In such a scenario, some students opt to do away with the picks altogether. (At this point, the following sidebar might be helpful: If your goal is to play banjo with others, you’ll need fingerpicks in order to be heard. Plain and simple.)
A more advisable way of quieting your banjo is to use a banjo mute. Banjo mutes are an affordable, hassle-free and practical way of reducing your banjo’s volume. Compact and easy to use, they usually attach to the banjo’s bridge. There are an assortment of banjo mutes out there at your disposal, ranging in price from about from $15 to $25. One of our favorite mutes is Mike’s 5-String Standard Banjo Mute (click here).

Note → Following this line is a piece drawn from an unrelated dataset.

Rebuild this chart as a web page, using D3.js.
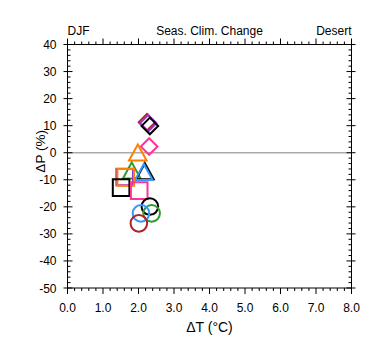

Of course, there is another way of quieting your banjo without having to fork up the moolah for a banjo mute – tissue paper! Not to put the manufacturers of banjo mutes out of business, but I personally prefer the tissue method as it allows you to adjust the amount of muting you’ll require. Simply ball up a little bit of tissue/toilet paper and insert it underneath the strings immediately to the left of the bridge (assuming you’re in playing position looking down at the banjo head). Make sure you don’t use too much paper or you’ll deaden the strings completely. You’ll probably need to play around with this a little before determining exactly how much tissue you’ll need. One sheet of tissue paper is usually ample. For added muting, you can always stuff a balled up rag, sock or shirt between the banjo head and the truss rod. The truss rod is the metal bar that, on open-back banjos, can be found by turning the banjo over on its back side. For banjos with resonators, you’ll need to remove the resonator to get to the truss rod. I don’t recommend using the rag/sock/shirt method by itself as it generally doesn’t provide enough muting on its own.
And there you have it! All the different (and most effective) ways of muting your banjo in a nutshell! Have fun tomorrow morning at your 4 AM practice session!